An efficient method to propagate model uncertainty when inverting seismic data for time domain seismic moment tensors

Abstract

SUMMARY We present a computationally efficient method to approximately propagate uncertainty when linearly inverting seismic data for point source, time variable moment tensor components. The method is based on the assumption that the data residual, given by the difference between the observed seismic data and the data predicated by a linear inversion, contains the effects of both data and model uncertainty. Our method uses a distribution of data residuals, added directly to the data, in a pseudo-Monte Carlo scheme.
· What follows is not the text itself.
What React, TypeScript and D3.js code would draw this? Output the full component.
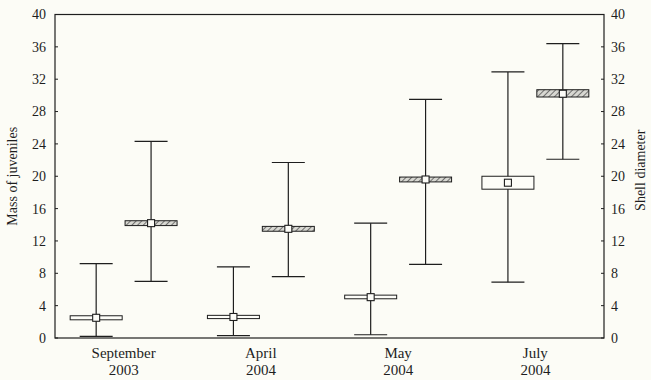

Using the assumption that the data residual is a stochastic process, we use the well-known Karhunen–Loève (KL) theorem to construct a distribution of data residuals, where the required basis functions are constructed using Fourier series. The Fourier series are scaled by a product of a random variable and the real-valued spectral amplitudes of the original data residual’s spectrum. Thus, the Fourier series and spectral amplitudes are eigenfunction-eigenvalue pairs used in the KL-based construction of data residual distribution. Using tests with synthetic data, we show that our method compares closely with a Finite Difference Monte Carlo (FDMC) method that we presented previously. More importantly, the method presented here is computationally several orders of magnitude faster than our previous FDMC method, and requires no a priori assumptions of model and/or data uncertainty.